Oprişan entered politics in 1990, when he became vice president of the National Salvation Front's youth wing, holding the position until 1992. That year, he was a founding member of what would become the PSD, and he also became vice president of the Vrancea County Council. He advanced to its presidency in 1995-1996, was again vice president in 1996-2000, and has again been president since 2000. From 2000 to 2002, he was president of the National Union of County Councils in Romania, and has been vice president since 2004. Within the PSD, he has been head of the Vrancea County chapter (June 1992-February 2003; July 2003-); member of the central executive bureau (1993-); vice president of the national council of PSD mayors and councillors (1999-); member of the national council (2001-); and a vice president (2010-).
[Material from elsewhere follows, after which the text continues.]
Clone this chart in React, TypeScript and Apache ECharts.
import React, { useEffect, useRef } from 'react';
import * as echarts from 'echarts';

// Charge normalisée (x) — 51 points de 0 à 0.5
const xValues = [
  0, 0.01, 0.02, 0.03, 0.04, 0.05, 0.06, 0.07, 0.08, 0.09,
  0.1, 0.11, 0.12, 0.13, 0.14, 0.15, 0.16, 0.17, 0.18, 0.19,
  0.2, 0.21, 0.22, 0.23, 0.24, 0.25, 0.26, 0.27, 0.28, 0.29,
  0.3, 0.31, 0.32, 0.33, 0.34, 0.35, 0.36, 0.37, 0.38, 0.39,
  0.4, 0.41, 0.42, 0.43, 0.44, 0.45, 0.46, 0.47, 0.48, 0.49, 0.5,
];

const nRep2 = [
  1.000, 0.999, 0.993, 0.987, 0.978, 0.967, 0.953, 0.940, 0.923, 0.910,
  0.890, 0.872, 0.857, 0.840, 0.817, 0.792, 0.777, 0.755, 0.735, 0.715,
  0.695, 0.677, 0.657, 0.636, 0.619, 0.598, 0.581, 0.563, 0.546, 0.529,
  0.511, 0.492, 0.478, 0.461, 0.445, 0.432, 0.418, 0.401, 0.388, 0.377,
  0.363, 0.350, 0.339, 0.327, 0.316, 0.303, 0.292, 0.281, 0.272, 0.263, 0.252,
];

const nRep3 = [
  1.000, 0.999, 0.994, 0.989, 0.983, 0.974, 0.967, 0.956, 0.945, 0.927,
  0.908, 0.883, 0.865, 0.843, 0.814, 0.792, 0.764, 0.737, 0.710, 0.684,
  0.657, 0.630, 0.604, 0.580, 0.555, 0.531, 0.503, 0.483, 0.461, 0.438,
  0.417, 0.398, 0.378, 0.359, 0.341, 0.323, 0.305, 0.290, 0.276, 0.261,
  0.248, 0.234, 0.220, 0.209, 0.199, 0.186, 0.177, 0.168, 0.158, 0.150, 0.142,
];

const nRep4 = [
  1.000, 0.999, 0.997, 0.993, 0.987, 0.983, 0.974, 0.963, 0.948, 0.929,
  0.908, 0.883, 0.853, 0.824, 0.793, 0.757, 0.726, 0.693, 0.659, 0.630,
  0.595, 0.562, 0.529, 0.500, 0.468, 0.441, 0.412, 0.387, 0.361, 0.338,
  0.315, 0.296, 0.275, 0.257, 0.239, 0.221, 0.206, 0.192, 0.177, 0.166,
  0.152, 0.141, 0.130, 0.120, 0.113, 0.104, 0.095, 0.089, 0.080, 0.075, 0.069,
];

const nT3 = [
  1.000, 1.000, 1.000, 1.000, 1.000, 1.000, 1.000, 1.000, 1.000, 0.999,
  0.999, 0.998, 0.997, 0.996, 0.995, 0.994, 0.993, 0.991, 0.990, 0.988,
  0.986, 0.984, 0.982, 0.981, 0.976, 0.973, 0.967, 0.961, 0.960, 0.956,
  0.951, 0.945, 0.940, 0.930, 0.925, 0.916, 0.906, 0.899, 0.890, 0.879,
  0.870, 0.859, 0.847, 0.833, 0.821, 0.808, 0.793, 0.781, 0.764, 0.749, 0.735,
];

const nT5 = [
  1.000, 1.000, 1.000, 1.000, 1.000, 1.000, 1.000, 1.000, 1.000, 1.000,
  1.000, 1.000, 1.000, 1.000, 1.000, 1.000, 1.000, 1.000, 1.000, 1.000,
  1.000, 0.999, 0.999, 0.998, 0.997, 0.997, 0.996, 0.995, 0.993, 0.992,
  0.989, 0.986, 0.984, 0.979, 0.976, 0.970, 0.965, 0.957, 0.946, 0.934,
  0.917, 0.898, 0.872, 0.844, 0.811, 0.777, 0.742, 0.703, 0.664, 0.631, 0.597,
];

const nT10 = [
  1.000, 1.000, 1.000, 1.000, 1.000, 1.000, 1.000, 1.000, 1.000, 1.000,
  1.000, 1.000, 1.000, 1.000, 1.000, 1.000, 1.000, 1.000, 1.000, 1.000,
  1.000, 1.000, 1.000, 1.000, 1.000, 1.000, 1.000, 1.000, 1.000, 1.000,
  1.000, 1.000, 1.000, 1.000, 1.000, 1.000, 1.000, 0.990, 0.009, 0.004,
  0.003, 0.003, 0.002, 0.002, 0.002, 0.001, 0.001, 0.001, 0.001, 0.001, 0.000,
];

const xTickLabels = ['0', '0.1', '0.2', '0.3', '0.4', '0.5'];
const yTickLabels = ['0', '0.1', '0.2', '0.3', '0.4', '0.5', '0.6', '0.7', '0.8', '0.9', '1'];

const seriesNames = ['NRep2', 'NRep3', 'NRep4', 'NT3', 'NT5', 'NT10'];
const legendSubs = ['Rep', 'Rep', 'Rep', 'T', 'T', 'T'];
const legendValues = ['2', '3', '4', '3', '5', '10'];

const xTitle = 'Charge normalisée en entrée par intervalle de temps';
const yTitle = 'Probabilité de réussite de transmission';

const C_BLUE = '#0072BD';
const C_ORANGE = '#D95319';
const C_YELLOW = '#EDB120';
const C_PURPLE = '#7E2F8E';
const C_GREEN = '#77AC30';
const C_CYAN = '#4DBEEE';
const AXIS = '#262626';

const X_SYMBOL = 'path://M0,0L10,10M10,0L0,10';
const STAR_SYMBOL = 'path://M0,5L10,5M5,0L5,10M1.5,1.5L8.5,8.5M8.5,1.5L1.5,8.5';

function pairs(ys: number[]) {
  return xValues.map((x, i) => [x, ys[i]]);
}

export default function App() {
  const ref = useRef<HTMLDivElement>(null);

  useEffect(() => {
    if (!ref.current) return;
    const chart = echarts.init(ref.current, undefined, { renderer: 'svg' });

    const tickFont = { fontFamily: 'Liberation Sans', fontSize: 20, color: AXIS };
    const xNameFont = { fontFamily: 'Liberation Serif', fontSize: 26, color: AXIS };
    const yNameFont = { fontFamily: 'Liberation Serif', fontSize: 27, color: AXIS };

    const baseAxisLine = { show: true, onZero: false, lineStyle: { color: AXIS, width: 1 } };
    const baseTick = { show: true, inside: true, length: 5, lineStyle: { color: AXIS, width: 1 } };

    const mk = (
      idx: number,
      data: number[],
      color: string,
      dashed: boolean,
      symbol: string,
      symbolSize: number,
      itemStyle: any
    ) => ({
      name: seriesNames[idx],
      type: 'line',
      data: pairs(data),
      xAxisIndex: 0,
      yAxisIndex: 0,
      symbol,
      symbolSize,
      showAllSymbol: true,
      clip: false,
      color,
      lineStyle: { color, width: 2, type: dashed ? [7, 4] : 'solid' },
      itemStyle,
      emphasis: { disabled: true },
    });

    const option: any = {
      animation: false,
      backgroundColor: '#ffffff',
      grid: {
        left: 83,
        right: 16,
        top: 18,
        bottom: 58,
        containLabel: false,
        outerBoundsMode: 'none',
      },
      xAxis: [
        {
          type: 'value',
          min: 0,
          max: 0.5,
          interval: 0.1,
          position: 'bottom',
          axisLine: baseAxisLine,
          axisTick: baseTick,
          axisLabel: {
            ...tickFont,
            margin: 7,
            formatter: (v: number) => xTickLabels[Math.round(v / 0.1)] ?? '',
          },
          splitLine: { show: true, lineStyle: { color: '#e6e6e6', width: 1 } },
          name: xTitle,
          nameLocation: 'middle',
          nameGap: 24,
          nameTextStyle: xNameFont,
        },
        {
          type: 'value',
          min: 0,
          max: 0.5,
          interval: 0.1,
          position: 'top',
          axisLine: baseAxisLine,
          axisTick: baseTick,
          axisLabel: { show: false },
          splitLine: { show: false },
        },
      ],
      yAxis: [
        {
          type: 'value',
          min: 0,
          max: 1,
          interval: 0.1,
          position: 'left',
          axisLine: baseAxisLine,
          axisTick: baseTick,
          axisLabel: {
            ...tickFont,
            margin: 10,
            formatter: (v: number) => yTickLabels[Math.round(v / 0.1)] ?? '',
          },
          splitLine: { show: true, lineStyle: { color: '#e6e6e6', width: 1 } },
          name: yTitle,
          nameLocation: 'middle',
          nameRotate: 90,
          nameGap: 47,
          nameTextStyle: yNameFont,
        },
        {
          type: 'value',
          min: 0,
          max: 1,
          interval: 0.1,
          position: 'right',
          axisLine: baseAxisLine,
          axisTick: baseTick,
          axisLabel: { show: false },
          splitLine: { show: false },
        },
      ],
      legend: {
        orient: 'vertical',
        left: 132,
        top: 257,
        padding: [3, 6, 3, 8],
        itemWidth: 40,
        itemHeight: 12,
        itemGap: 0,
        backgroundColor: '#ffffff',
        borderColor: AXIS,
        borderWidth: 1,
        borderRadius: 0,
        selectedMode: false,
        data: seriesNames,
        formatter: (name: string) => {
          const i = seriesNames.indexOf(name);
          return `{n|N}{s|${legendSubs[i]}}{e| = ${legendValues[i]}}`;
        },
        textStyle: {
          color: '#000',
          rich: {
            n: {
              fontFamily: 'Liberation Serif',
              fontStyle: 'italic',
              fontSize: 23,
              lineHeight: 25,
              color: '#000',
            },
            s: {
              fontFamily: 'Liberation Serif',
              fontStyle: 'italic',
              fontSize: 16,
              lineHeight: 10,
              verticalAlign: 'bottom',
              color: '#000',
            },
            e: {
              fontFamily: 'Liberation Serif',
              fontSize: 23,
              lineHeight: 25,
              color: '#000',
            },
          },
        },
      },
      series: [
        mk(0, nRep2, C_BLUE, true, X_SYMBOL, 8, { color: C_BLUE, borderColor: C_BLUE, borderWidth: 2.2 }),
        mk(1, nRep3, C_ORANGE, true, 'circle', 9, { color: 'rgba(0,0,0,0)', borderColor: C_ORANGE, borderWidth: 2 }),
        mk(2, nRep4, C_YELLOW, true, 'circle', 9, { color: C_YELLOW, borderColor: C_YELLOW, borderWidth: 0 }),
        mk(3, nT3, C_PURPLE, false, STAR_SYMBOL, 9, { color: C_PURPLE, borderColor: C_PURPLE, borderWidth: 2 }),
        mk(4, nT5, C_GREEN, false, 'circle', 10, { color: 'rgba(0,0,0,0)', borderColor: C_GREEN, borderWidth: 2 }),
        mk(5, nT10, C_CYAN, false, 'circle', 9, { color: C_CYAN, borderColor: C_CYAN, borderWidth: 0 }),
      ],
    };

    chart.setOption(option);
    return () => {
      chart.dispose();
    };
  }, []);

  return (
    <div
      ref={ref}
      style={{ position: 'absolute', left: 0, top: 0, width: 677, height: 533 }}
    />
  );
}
At the 2020 local elections, Oprișan lost his bid for a new term as Vrancea County Council president. He was defeated by a National Liberal Party candidate by a margin of 44.4% to 40.5%. He was subsequently elected council vice president.

===Controversies===
Due to the influence he wielded within his party and county, Oprișan has been dubbed the quintessential "local baron" by the press. He has fought against the media, leading to mention of him in reports by the European Commission, the United States Department of State and a number of non-governmental organisations, and he has filed libel suits against several journalists, seeking significant damages. Two days prior to the 2004 election, copies of the local Ziarul de Vrancea were purchased from kiosks in bulk; the newspaper included an advertisement from the opposition Justice and Truth Alliance warning of possible electoral fraud, and Oprişan was suspected of but denied involvement in the copies' disappearance from shelves. Several days prior, copies of Academia Cațavencu, România Liberă and Evenimentul Zilei, all strongly against the then-governing PSD, did not even reach distribution.
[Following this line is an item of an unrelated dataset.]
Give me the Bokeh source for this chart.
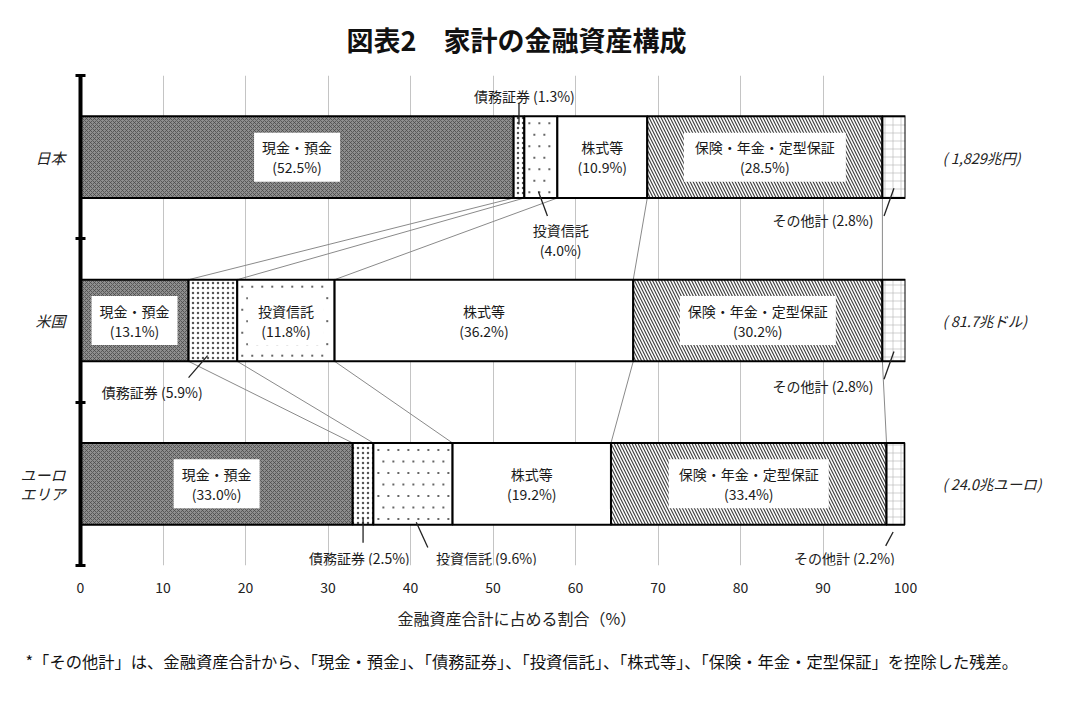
from bokeh.plotting import figure
from bokeh.models import (ColumnDataSource, Range1d, FixedTicker, LinearAxis, Title,
                          CustomJSTickFormatter)
from bokeh.core.properties import value
from bokeh.embed import file_html
from bokeh.resources import INLINE

# ---------------- data ----------------
regions = ["日本", "米国", "ユーロ\nエリア"]
totals = ["( 1,829兆円)", "( 81.7兆ドル)", "( 24.0兆ユーロ)"]
categories = ["現金・預金", "債務証券", "投資信託", "株式等", "保険・年金・定型保証", "その他計"]
japan = [52.5, 1.3, 4.0, 10.9, 28.5, 2.8]
usa = [13.1, 5.9, 11.8, 36.2, 30.2, 2.8]
euro = [33.0, 2.5, 9.6, 19.2, 33.4, 2.2]
x_ticks = [0, 10, 20, 30, 40, 50, 60, 70, 80, 90, 100]
title_text = "図表2　家計の金融資産構成"
x_label = "金融資産合計に占める割合（%）"
footnote = "*「その他計」は、金融資産合計から、「現金・預金」、「債務証券」、「投資信託」、「株式等」、「保険・年金・定型保証」を控除した残差。"

FONT = "Noto Sans CJK JP"
series = [japan, usa, euro]
y_pos = [2.5, 1.5, 0.5]
BAR_H = 0.5
PX_X = 825 / 100.0   # pixels per x unit (frame width / range)
PX_Y = 490 / 3.0     # pixels per y unit

cum = []
for vals in series:
    s = [0.0]
    for v in vals:
        s.append(s[-1] + v)
    cum.append(s)

def pct(v):
    return f"({v:.1f}%)"

p = figure(width=1064, height=690, output_backend="svg", toolbar_location=None,
           x_range=Range1d(0, 100), y_range=Range1d(0, 3),
           min_border_left=80, min_border_right=159, min_border_top=75, min_border_bottom=125)
p.outline_line_color = None
p.background_fill_color = "white"
p.border_fill_color = "white"

# title
p.title.text = title_text
p.title.align = "left"
p.title.offset = 266
p.title.text_font = FONT
p.title.text_font_style = "bold"
p.title.text_font_size = "27px"
p.title.text_color = "#111111"
p.title.standoff = 33

# grid
p.xgrid.ticker = FixedTicker(ticks=x_ticks)
p.xgrid.grid_line_color = "#c4c4c4"
p.xgrid.grid_line_width = 1
p.ygrid.grid_line_color = None

# x axis
p.xaxis.ticker = FixedTicker(ticks=x_ticks)
p.xaxis.axis_line_color = None
p.xaxis.major_tick_line_color = None
p.xaxis.minor_tick_line_color = None
p.xaxis.major_label_text_font = FONT
p.xaxis.major_label_text_font_size = "14px"
p.xaxis.major_label_text_color = "#222222"
p.xaxis.major_label_standoff = 10

# y axis (thick line with separators)
p.yaxis.ticker = FixedTicker(ticks=[0, 1, 2, 3])
p.yaxis.formatter = CustomJSTickFormatter(code="return ''")
p.yaxis.axis_line_width = 4
p.yaxis.axis_line_color = "black"
p.yaxis.major_tick_in = 5
p.yaxis.major_tick_out = 5
p.yaxis.major_tick_line_width = 3
p.yaxis.minor_tick_line_color = None
p.yaxis.major_label_standoff = 0

cat_axis = LinearAxis(ticker=FixedTicker(ticks=y_pos),
                      major_label_overrides={y_pos[i]: regions[i] for i in range(3)})
cat_axis.axis_line_color = None
cat_axis.major_tick_line_color = None
cat_axis.minor_tick_line_color = None
cat_axis.major_label_text_font = FONT
cat_axis.major_label_text_font_style = "italic"
cat_axis.major_label_text_font_size = "15px"
cat_axis.major_label_text_color = "#222222"
cat_axis.major_label_text_line_height = 0.9
cat_axis.major_label_standoff = 4
p.add_layout(cat_axis, "left")

# totals on the right (axis labels)
tot_axis = LinearAxis(ticker=FixedTicker(ticks=y_pos),
                      major_label_overrides={y_pos[i]: totals[i] for i in range(3)})
tot_axis.axis_line_color = None
tot_axis.major_tick_line_color = None
tot_axis.minor_tick_line_color = None
tot_axis.major_label_text_font = FONT
tot_axis.major_label_text_font_style = "italic"
tot_axis.major_label_text_font_size = "14.5px"
tot_axis.major_label_text_color = "#222222"
tot_axis.major_label_standoff = 31
p.add_layout(tot_axis, "right")

# axis title and footnote as titles below
p.add_layout(Title(text=x_label, align="left", offset=317, text_font=FONT, text_font_size="16px",
                   text_font_style="normal", text_color="#222222", standoff=16), "below")
p.add_layout(Title(text=footnote, align="left", offset=-55, text_font=FONT, text_font_size="16.3px",
                   text_font_style="normal", text_color="#111111", standoff=18), "below")

# connector lines between bars
x0, y0, x1, y1 = [], [], [], []
for r in range(2):
    for k in range(1, 6):
        x0.append(cum[r][k]); y0.append(y_pos[r] - BAR_H / 2)
        x1.append(cum[r + 1][k]); y1.append(y_pos[r + 1] + BAR_H / 2)
p.segment(x0=x0, y0=y0, x1=x1, y1=y1, line_color="#8a8a8a", line_width=1)

# bars
styles = [
    dict(fill_color="#8e8e8e", hatch_pattern="diagonal_cross", hatch_scale=4, hatch_color="#4a4a4a", hatch_weight=0.8),
    dict(fill_color="white", hatch_pattern="dot", hatch_scale=5, hatch_color="#555555", hatch_weight=1),
    dict(fill_color="white"),
    dict(fill_color="white"),
    dict(fill_color="white", hatch_pattern="left_diagonal_line", hatch_scale=6, hatch_color="#444444", hatch_weight=1.2),
    dict(fill_color="white", hatch_pattern="cross", hatch_scale=8, hatch_color="#b0b0b0", hatch_weight=0.6),
]
for i, cat in enumerate(categories):
    src = ColumnDataSource(dict(y=y_pos,
                                left=[cum[r][i] for r in range(3)],
                                right=[cum[r][i + 1] for r in range(3)]))
    p.hbar(y="y", left="left", right="right", height=BAR_H, source=src,
           line_color="black", line_width=2, **styles[i])

# sparse dot texture for the 投資信託 segments (derived from each segment's extent)
tdx, tdy = [], []
step_x = 10 / PX_X
for r in range(3):
    left, right = cum[r][2], cum[r][3]
    top = y_pos[r] + BAR_H / 2
    for j in range(7):
        yy = top - (7 + 11.5 * j) / PX_Y
        xx = left + (5 if j % 2 == 0 else 10) / PX_X
        while xx < right - 3 / PX_X:
            tdx.append(xx); tdy.append(yy)
            xx += step_x
p.scatter(x=tdx, y=tdy, marker="square", size=2, fill_color="#666666", line_color=None)

# inner labels: (region, category index, box width px or None)
inner = [(0, 0, 86), (0, 3, None), (0, 4, 162),
         (1, 0, 86), (1, 2, 76), (1, 3, None), (1, 4, 156),
         (2, 0, 86), (2, 3, None), (2, 4, 160)]
bx, by, bw, tx, ty, tt = [], [], [], [], [], []
for r, c, w in inner:
    cx = (cum[r][c] + cum[r][c + 1]) / 2
    if w:
        bx.append(cx); by.append(y_pos[r]); bw.append(w)
    tx.append(cx); ty.append(y_pos[r]); tt.append(categories[c] + "\n" + pct(series[r][c]))
p.rect(x=bx, y=by, width=bw, height=[49] * len(bx), width_units="screen", height_units="screen",
       fill_color="white", line_color=None)
p.text(x=tx, y=ty, text=tt, text_align="center", text_baseline="middle",
       text_font=value(FONT), text_font_size="14px", text_line_height=1.0, text_color="#1a1a1a")

# outside labels with leader lines: (region, cat, text x, text y, leader x0,y0,x1,y1, two_lines)
outside = [
    (0, 1, 53.8, 2.875, 53.15, 2.83, 53.15, 2.70, False),
    (0, 2, 58.2, 1.99, 55.5, 2.29, 56.6, 2.14, True),
    (0, 5, 90.0, 2.115, 98.6, 2.31, 97.4, 2.14, False),
    (1, 1, 8.7, 1.065, 15.4, 1.285, 13.1, 1.15, False),
    (1, 5, 90.0, 1.10, 98.6, 1.31, 97.4, 1.14, False),
    (2, 1, 33.8, 0.045, 34.25, 0.29, 34.25, 0.14, False),
    (2, 2, 49.2, 0.045, 40.7, 0.265, 42.1, 0.11, False),
    (2, 5, 92.6, 0.045, 98.5, 0.205, 97.6, 0.12, False),
]
ox, oy, ot = [], [], []
lx0, ly0, lx1, ly1 = [], [], [], []
for r, c, x, y, a0, b0, a1, b1, two in outside:
    sep = "\n" if two else " "
    ox.append(x); oy.append(y); ot.append(categories[c] + sep + pct(series[r][c]))
    lx0.append(a0); ly0.append(b0); lx1.append(a1); ly1.append(b1)
p.segment(x0=lx0, y0=ly0, x1=lx1, y1=ly1, line_color="#222222", line_width=1.3)
p.text(x=ox, y=oy, text=ot, text_align="center", text_baseline="middle",
       text_font=value(FONT), text_font_size="14px", text_line_height=1.0, text_color="#1a1a1a")

open("out.html", "w").write(file_html(p, INLINE))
In 2006, according to two reporters, his car was illegally parked on the sidewalk and they decided to photograph it; a furious Oprișan is said to have grabbed and smashed the camera as well as shout insults at the reporters. That year, the National Anticorruption Directorate filed charges against him, with the documents used in evidence having to be brought to the courthouse by truck. The allegations included abuse of power, using credits for purposes other than those intended; forgery and use of forgery; and embezzlement of 8 million lei (some $2.5 million at the time).

In the 1990s, he married Ofelia, a textile engineer. The couple had one daughter and divorced in 2003. In 2021, he married Mihaela Arbănaș, an employee of the Vrancea County Council, 19 years his junior.